Construction sites frequently become battlegrounds for friendly debate.

Some contractors swear they will never own anything but Caterpillar.

Others insist Komatsu offers superior value and technology.

The rivalry extends far beyond corporate boardrooms.

It lives in quarries, mines, road projects, and construction sites around the world.

The Acquisition Arms Race

As the mining sector grew increasingly important, both companies pursued major acquisitions.

In 2011, Caterpillar acquired Bucyrus International for $8.6 billion.

The deal expanded Caterpillar’s mining portfolio dramatically, giving it access to massive electric rope shovels and underground mining equipment.

Six years later, Komatsu responded by purchasing Joy Global for $3.7 billion.

The acquisition strengthened Komatsu’s position in underground mining and expanded its global presence.

Both deals reflected a broader strategic goal:

Control the entire mining ecosystem.

Rather than selling individual machines, Caterpillar and Komatsu increasingly sought to provide complete solutions integrating equipment, software, maintenance, and automation.

The battle had evolved again.

The Next Frontier: Sustainability

Today, the rivalry centers on perhaps the most important challenge in industrial history.

Decarbonization.

Construction and mining equipment are major consumers of diesel fuel.

Governments, investors, and customers increasingly demand cleaner alternatives.

Komatsu has aggressively pursued electrification.

Battery-powered excavators and electric construction equipment represent a core part of its future strategy.

Caterpillar has taken a broader approach.

The company is exploring battery systems while simultaneously investing in hydrogen-powered internal combustion engines.

Both paths have advantages.

Electric equipment offers quiet operation and zero local emissions.

Hydrogen promises faster refueling and greater suitability for heavy-duty applications.

The outcome remains uncertain.

What is clear is that the next generation of machines will look dramatically different from those that built the twentieth century.

A Rivalry That Built the World

After nearly one hundred years, Caterpillar and Komatsu remain locked in competition.

Yet there is a remarkable irony at the heart of their rivalry.
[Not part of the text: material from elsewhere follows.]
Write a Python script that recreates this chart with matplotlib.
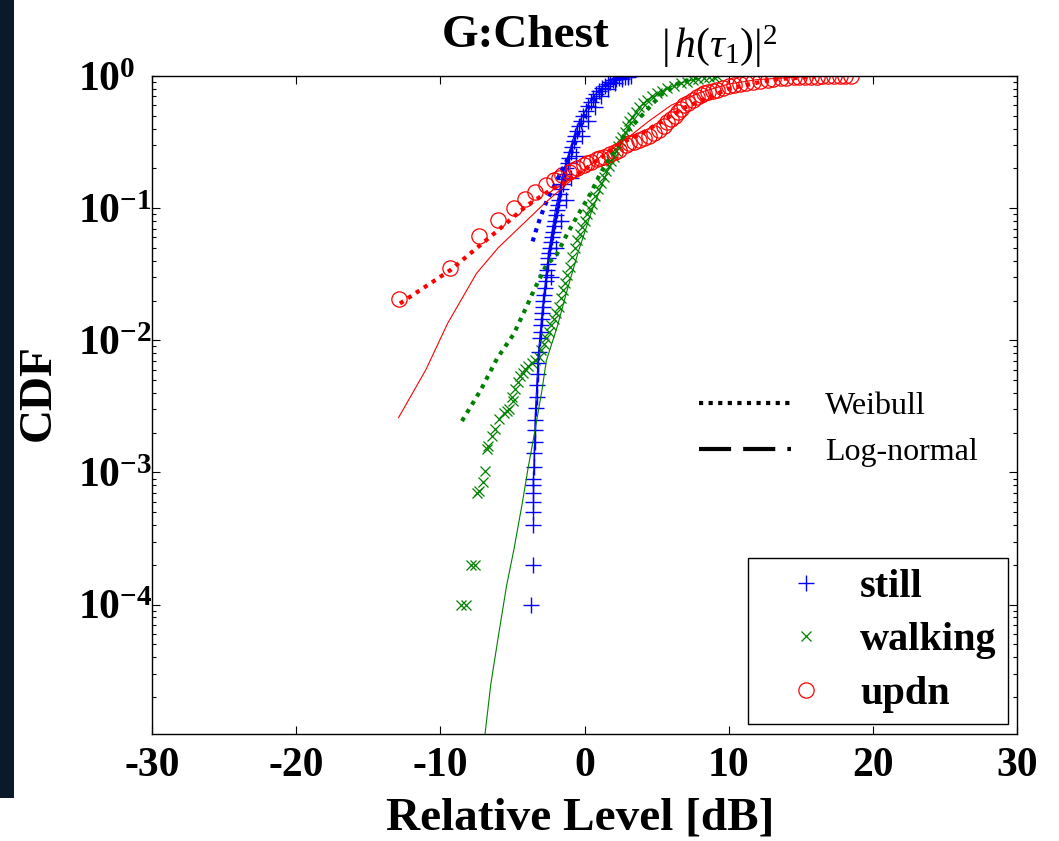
import numpy as np
import matplotlib
matplotlib.use('Agg')
import matplotlib.pyplot as plt
from matplotlib.lines import Line2D
from matplotlib.patches import Rectangle
from matplotlib.ticker import FixedLocator, LogLocator, FuncFormatter, NullFormatter

plt.rcParams['font.family'] = ['Liberation Serif', 'DejaVu Serif']
plt.rcParams['mathtext.fontset'] = 'custom'
plt.rcParams['mathtext.rm'] = 'Liberation Serif'
plt.rcParams['mathtext.it'] = 'Liberation Serif:italic'
plt.rcParams['mathtext.bf'] = 'Liberation Serif:bold'
plt.rcParams['axes.unicode_minus'] = False

# --- still (blue +) : measured CDF
still_x = [-3.70, -3.58, -3.60, -3.60, -3.60, -3.60, -3.58, -3.55, -3.52, -3.48,
           -3.45, -3.45, -3.42, -3.35, -3.30, -3.30, -3.25, -3.20, -3.18, -3.10,
           -3.05, -3.00, -2.98, -2.92, -2.88, -2.85, -2.80, -2.75, -2.70, -2.65,
           -2.60, -2.55, -2.50, -2.45, -2.40, -2.35, -2.35, -2.28, -2.20, -2.12,
           -2.05, -2.00, -1.98, -1.90, -1.82, -1.75, -1.68, -1.60, -1.60, -1.52,
           -1.45, -1.35, -1.30, -1.25, -1.15, -1.05, -0.95, -0.95, -0.85, -0.75,
           -0.65, -0.60, -0.52, -0.40, -0.25, -0.20, -0.10, 0.08, 0.25, 0.25,
           0.42, 0.60, 0.70, 0.80, 1.00, 1.15, 1.20, 1.40, 1.60, 1.60,
           1.80, 2.00, 2.10, 2.20, 2.40, 2.60, 2.60, 2.80, 3.00, 3.00, 3.20]
still_y = [1.0e-4, 2.0e-4, 4.0e-4, 5.0e-4, 6.0e-4, 7.0e-4, 8.0e-4, 9.0e-4, 1.1e-3, 1.4e-3,
           1.7e-3, 2.1e-3, 2.5e-3, 3.1e-3, 3.7e-3, 4.6e-3, 5.6e-3, 6.7e-3, 8.2e-3, 0.0105,
           0.0115, 0.013, 0.0145, 0.016, 0.018, 0.020, 0.022, 0.025, 0.028, 0.031,
           0.034, 0.038, 0.042, 0.046, 0.050, 0.030, 0.055, 0.060, 0.066, 0.073,
           0.080, 0.050, 0.088, 0.097, 0.105, 0.115, 0.127, 0.080, 0.14, 0.152,
           0.165, 0.18, 0.115, 0.20, 0.22, 0.24, 0.265, 0.17, 0.29, 0.32,
           0.35, 0.25, 0.385, 0.42, 0.46, 0.35, 0.50, 0.545, 0.59, 0.46,
           0.635, 0.68, 0.58, 0.725, 0.77, 0.70, 0.805, 0.84, 0.87, 0.80,
           0.90, 0.925, 0.88, 0.95, 0.965, 0.98, 0.95, 0.99, 0.995, 0.98, 1.0]

# --- walking (green x)
walk_x = [-8.56, -8.19, -7.87, -7.57, -7.45, -7.35, -7.06, -6.92, -6.76, -6.66,
          -6.41, -6.18, -5.95, -5.60, -5.40, -5.25, -5.00, -4.95, -4.80, -4.60,
          -4.44, -4.30, -4.10, -3.90, -3.63, -3.40, -3.17, -3.00, -2.83, -2.65,
          -2.48, -2.30, -2.13, -1.95, -1.78, -1.65, -1.50, -1.35, -1.20, -1.00,
          -0.85, -0.68, -0.50, -0.33, -0.16, 0.02, 0.20, 0.37, 0.53, 0.75,
          0.95, 1.15, 1.34, 1.52, 1.70, 1.87, 2.03, 2.20, 2.35, 2.48,
          2.60, 2.78, 2.95, 3.12, 3.30, 3.55, 3.80, 4.07, 4.35, 4.65,
          5.00, 5.35, 5.74, 6.20, 6.67, 7.10, 7.50, 7.90, 8.30, 8.65, 9.00, 9.20]
walk_y = [1e-4, 1e-4, 2e-4, 2e-4, 7e-4, 7.3e-4, 8.4e-4, 1.03e-3, 1.5e-3, 1.6e-3,
          1.9e-3, 2.15e-3, 2.55e-3, 2.8e-3, 2.9e-3, 3.0e-3, 3.7e-3, 3.5e-3, 4.3e-3, 4.8e-3,
          5.4e-3, 5.7e-3, 6.1e-3, 6.4e-3, 6.7e-3, 7.1e-3, 7.5e-3, 8.4e-3, 9.4e-3, 0.0105,
          0.0116, 0.013, 0.0146, 0.016, 0.0179, 0.021, 0.024, 0.027, 0.031, 0.036,
          0.043, 0.050, 0.057, 0.064, 0.072, 0.080, 0.090, 0.098, 0.108, 0.123,
          0.14, 0.155, 0.173, 0.19, 0.21, 0.227, 0.245, 0.27, 0.295, 0.32,
          0.347, 0.38, 0.42, 0.455, 0.49, 0.535, 0.58, 0.62, 0.66, 0.70,
          0.74, 0.775, 0.81, 0.845, 0.88, 0.905, 0.93, 0.95, 0.97, 0.98, 0.99, 1.0]

# --- updn (red o)
updn_x = [-12.9, -9.3, -7.35, -6.0, -4.9, -4.1, -3.4, -2.7, -2.13, -1.8,
          -1.55, -1.09, -0.8, -0.51, -0.05, 0.2, 0.42, 0.88, 1.1, 1.34,
          1.80, 2.1, 2.38, 2.85, 3.1, 3.42, 3.8, 4.12, 4.5, 4.81,
          5.2, 5.5, 5.75, 6.0, 6.25, 6.5, 6.7, 6.9, 7.2, 7.5,
          7.8, 8.06, 8.3, 8.6, 8.9, 9.2, 9.6, 10.0, 10.4, 10.8,
          11.2, 11.7, 12.2, 12.7, 13.1, 13.6, 14.0, 14.5, 14.9, 15.3,
          15.7, 16.1, 16.5, 16.9, 17.3, 17.7, 18.1, 18.5]
updn_y = [0.0204, 0.035, 0.062, 0.081, 0.100, 0.118, 0.133, 0.150, 0.163, 0.17,
          0.178, 0.188, 0.194, 0.200, 0.212, 0.218, 0.224, 0.234, 0.24, 0.245,
          0.255, 0.265, 0.275, 0.300, 0.31, 0.318, 0.328, 0.337, 0.35, 0.368,
          0.39, 0.42, 0.445, 0.47, 0.50, 0.53, 0.565, 0.60, 0.63, 0.66,
          0.69, 0.72, 0.74, 0.76, 0.775, 0.79, 0.815, 0.835, 0.855, 0.87,
          0.885, 0.90, 0.915, 0.93, 0.945, 0.96, 0.97, 0.975, 0.98, 0.985,
          0.988, 0.99, 0.993, 0.995, 0.997, 0.998, 0.999, 1.0]

# --- Weibull fits (dotted)
wb_still_x = [-3.6, -3.4, -3.05, -2.6, -2.0, -1.4, -0.7, -0.15, 0.3, 0.9, 1.6, 2.4]
wb_still_y = [0.056, 0.066, 0.086, 0.115, 0.155, 0.21, 0.30, 0.46, 0.585, 0.74, 0.88, 0.97]
wb_walk_x = [-8.5, -7.2, -6.06, -4.9, -3.98, -3.5, -2.6, -2.0, -1.2, -0.4, 0.42, 1.1, 1.8, 2.5,
             2.96, 4.1, 5.3, 6.5, 7.8]
wb_walk_y = [2.45e-3, 4.2e-3, 7.3e-3, 0.0112, 0.0184, 0.024, 0.038, 0.043, 0.064, 0.091, 0.129,
             0.183, 0.245, 0.318, 0.38, 0.52, 0.72, 0.88, 0.97]
wb_updn_x = [-12.8, -9.3, -6.0, -3.98, -2.36, -1.2, -0.05, 2.5, 4.0, 7.0, 10.0, 13.0, 16.0]
wb_updn_y = [0.019, 0.034, 0.068, 0.105, 0.137, 0.163, 0.194, 0.31, 0.37, 0.58, 0.80, 0.94, 0.99]

# --- Log-normal fits (thin solid)
ln_still_x = [-3.55, -3.4, -3.2, -2.9, -2.5, -2.0, -1.3, -0.5, 0.5, 1.5, 2.5]
ln_still_y = [8e-4, 3e-3, 8e-3, 0.018, 0.045, 0.10, 0.22, 0.42, 0.68, 0.88, 0.97]
ln_walk_x = [-6.9, -6.5, -5.95, -5.4, -4.9, -4.3, -3.9, -3.5, -2.95, -2.65, -1.9, -1.2, -0.4,
             0.5, 1.4, 2.3, 3.2, 4.2, 5.3, 6.5, 8.0]
ln_walk_y = [1.05e-5, 2.5e-5, 6e-5, 1.4e-4, 2.6e-4, 6e-4, 1.1e-3, 1.9e-3, 4.2e-3, 7e-3, 0.0126,
             0.024, 0.048, 0.095, 0.17, 0.28, 0.43, 0.60, 0.76, 0.88, 0.96]
ln_updn_x = [-12.9, -11.0, -9.5, -7.5, -6.0, -2.8, -1.0, 1.0, 3.0, 4.4, 6.0, 8.0, 10.0, 12.0, 15.0, 18.0]
ln_updn_y = [2.6e-3, 6e-3, 0.0134, 0.032, 0.05, 0.108, 0.16, 0.24, 0.34, 0.45, 0.60, 0.75, 0.87,
             0.94, 0.985, 0.998]

x_ticks = [-30, -20, -10, 0, 10, 20, 30]
y_ticks = [1e-4, 1e-3, 1e-2, 1e-1, 1]

W, H = 1059, 841
fig = plt.figure(figsize=(W / 100, H / 100), dpi=100)
fig.patches.append(Rectangle((0, 1 - 798 / H), 14 / W, 798 / H, transform=fig.transFigure,
                             facecolor='#0b1a2a', edgecolor='none'))
ax = fig.add_axes([152 / W, 1 - 734 / H, 865 / W, 658 / H])

BLUE, GREEN, RED = '#0000ff', '#008000', '#ff0000'

h1, = ax.plot(still_x, still_y, ls='none', marker='+', ms=11, mew=1.0, color=BLUE, label='still')
h2, = ax.plot(walk_x, walk_y, ls='none', marker='x', ms=7, mew=0.9, color=GREEN, label='walking')
h3, = ax.plot(updn_x, updn_y, ls='none', marker='o', ms=11, mew=0.9, mfc='none', color=RED, label='updn')

dot = (0, (1, 1.3))
ax.plot(wb_still_x, wb_still_y, color=BLUE, lw=3, ls=dot)
ax.plot(wb_walk_x, wb_walk_y, color=GREEN, lw=3, ls=dot)
ax.plot(wb_updn_x, wb_updn_y, color=RED, lw=3, ls=dot)
ax.plot(ln_still_x, ln_still_y, color=BLUE, lw=0.8)
ax.plot(ln_walk_x, ln_walk_y, color=GREEN, lw=0.8)
ax.plot(ln_updn_x, ln_updn_y, color=RED, lw=0.8)

ax.set_yscale('log')
ax.set_xlim(-30, 30)
ax.set_ylim(1.05e-5, 1)
ax.set_xticks(x_ticks)
ax.yaxis.set_major_locator(FixedLocator(y_ticks))
ax.yaxis.set_minor_locator(LogLocator(base=10, subs=np.arange(2, 10), numticks=10))
ax.yaxis.set_minor_formatter(NullFormatter())
ax.yaxis.set_major_formatter(FuncFormatter(lambda v, p: r'$\mathbf{10^{%d}}$' % int(round(np.log10(v)))))
ax.tick_params(axis='both', which='both', direction='in', top=True, right=True, width=0.8)
ax.tick_params(axis='both', which='major', length=6, labelsize=30)
ax.tick_params(axis='x', pad=9)
ax.tick_params(axis='y', pad=53)
ax.tick_params(axis='both', which='minor', length=3)
plt.setp(ax.get_xticklabels(), fontweight='bold')
plt.setp(ax.get_yticklabels(), ha='left')
for s in ax.spines.values():
    s.set_linewidth(1.0)

leg1 = ax.legend(handles=[h1, h2, h3], loc='lower right', bbox_to_anchor=(0.9896, 0.0152),
                 borderaxespad=0, fancybox=False, edgecolor='black', framealpha=1,
                 prop=dict(weight='bold', size=29), borderpad=0.28, handlelength=2.3,
                 handletextpad=0.2, labelspacing=0.4, numpoints=1)
leg1.get_frame().set_linewidth(1.0)
ax.add_artist(leg1)

fit_handles = [Line2D([], [], color='k', lw=3, ls=dot),
               Line2D([], [], color='k', lw=3, ls=(0, (7.7, 2.9)))]
ax.legend(fit_handles, ['Weibull', 'Log-normal'], loc='upper left', bbox_to_anchor=(0.632, 0.5205),
          borderaxespad=0, borderpad=0, frameon=False, prop=dict(size=23),
          handlelength=2.9, handletextpad=1.05, labelspacing=0.52)

fig.text(442 / W, 1 - 47 / H, 'G:Chest', fontsize=34, fontweight='bold', ha='left', va='baseline')
fig.text(661 / W, 1 - 58 / H, r'$\left|\,h(\tau_1)\right|^2$', fontsize=30, ha='left', va='baseline')
fig.text(580 / W, 1 - 830 / H, 'Relative Level [dB]', fontsize=34, fontweight='bold',
         ha='center', va='baseline')
fig.text(39 / W, 1 - 393 / H, 'CDF', fontsize=34, fontweight='bold', rotation=90,
         ha='center', va='center')

fig.savefig('out.png', dpi=100)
Neither company would be what it is without the other.

Without Caterpillar, Komatsu might never have pushed so relentlessly toward quality and innovation.

Without Komatsu, Caterpillar might never have embraced digital technology, automation, and alternative energy systems as aggressively as it has.

Their competition has driven progress across the entire industry.

Every highway, tunnel, airport, mine, dam, and skyscraper built using their equipment reflects the benefits of that competition.

The world we live in today was shaped by machines carrying either a yellow triangle or a blue logo.

And as autonomous systems, artificial intelligence, electrification, and hydrogen technology redefine heavy equipment, the battle is far from over.

The first century of Caterpillar versus Komatsu built the modern world.

The second century may determine how the world builds its future.